We have updated key module information regarding the pattern of assessment and overall student workload to inform student module choices. We are currently working on bringing remaining published information up to date to reflect current practice in time for the start of the academic year 2021/22.
This means that some information within the programme and module catalogue will be subject to change. Current students are invited to contact their Programme Leader or Academic Hive with any questions relating to the information available.
Systems Biology is widely accepted as a major future direction of biological research. The ethos of Systems Biology is to generate, analyse and integrate multiple data sets for understanding and modelling a biological system. We want to know the components (molecules) of the system, how they work/interact together, and, ideally, have some quantitation: the abundance of a particular component and/or the rates of action/interaction. Due to technological advances within molecular biology, we are now able to obtain quantitative information about molecules within a biological system on both small and large scales.

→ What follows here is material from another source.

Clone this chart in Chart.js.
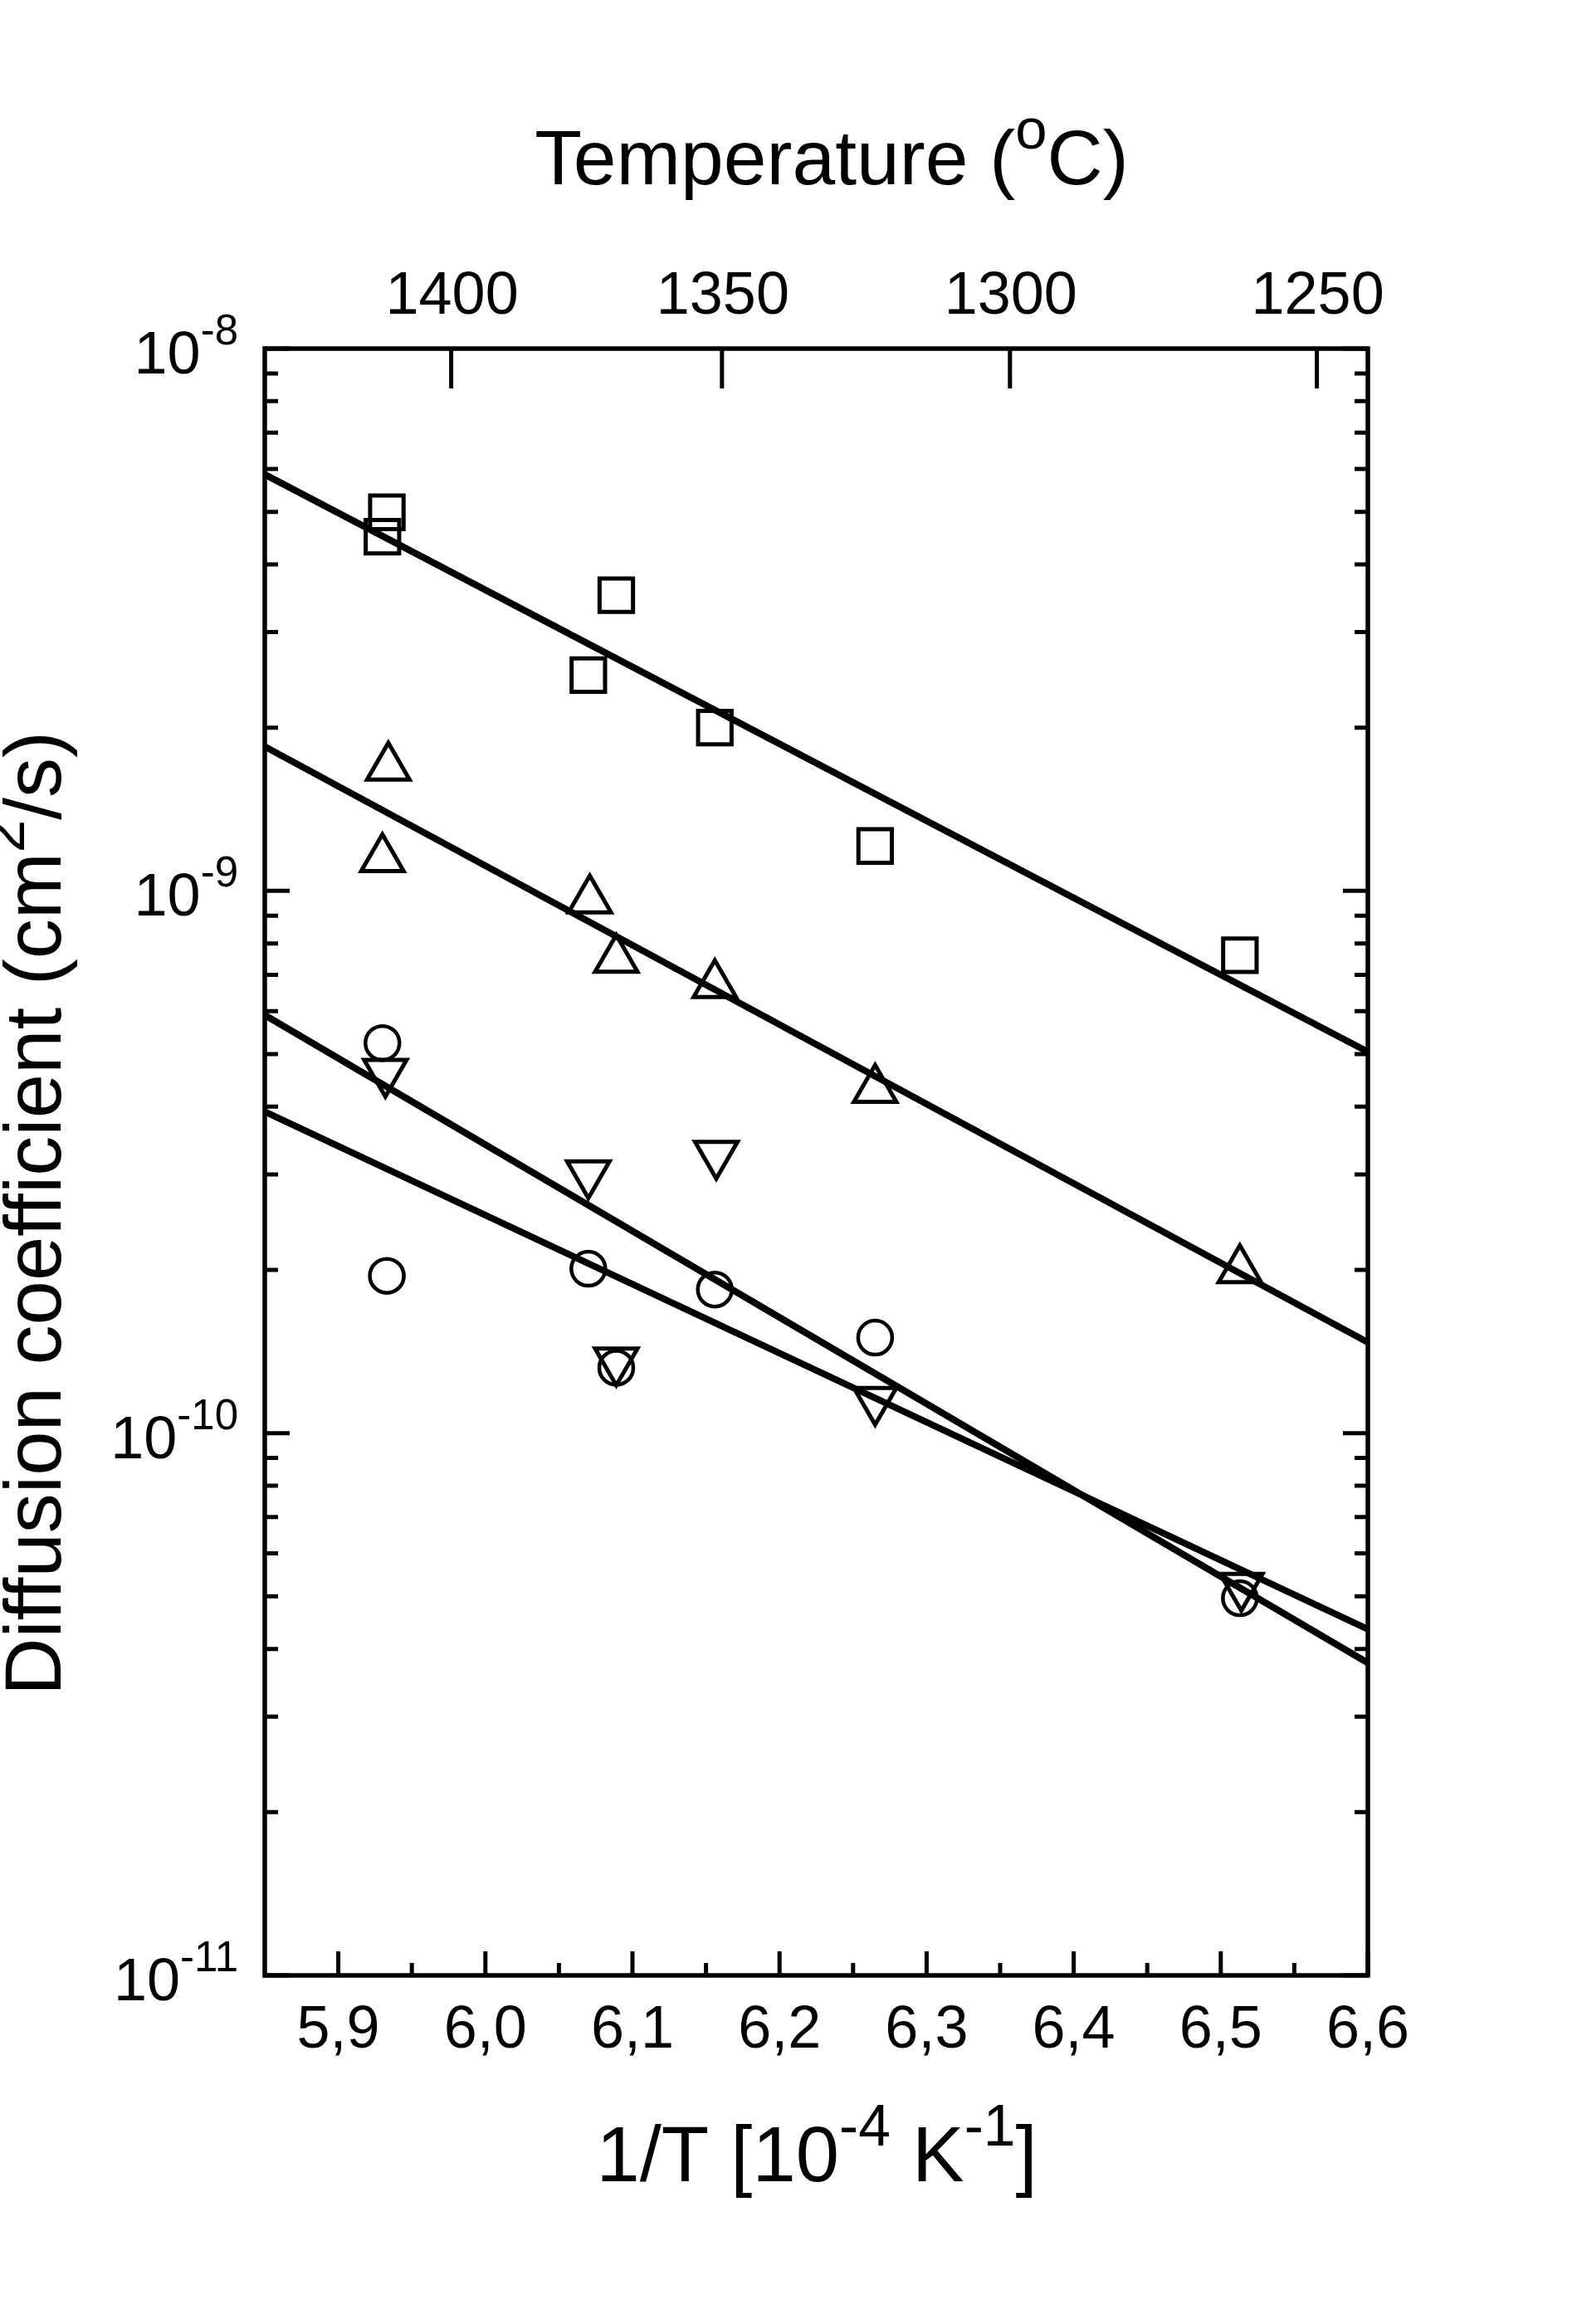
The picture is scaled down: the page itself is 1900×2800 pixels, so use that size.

The purpose of this module is to introduce students to the basic concepts of Systems Biology. The module includes subjects relevant to prokaryotic and eukaryotic systems and is thus suitable for all bioscience students. Learning methods include: lectures, seminars, computational practical sessions, article discussion, workshops and research and problem solving during both lectures and computer-based investigations.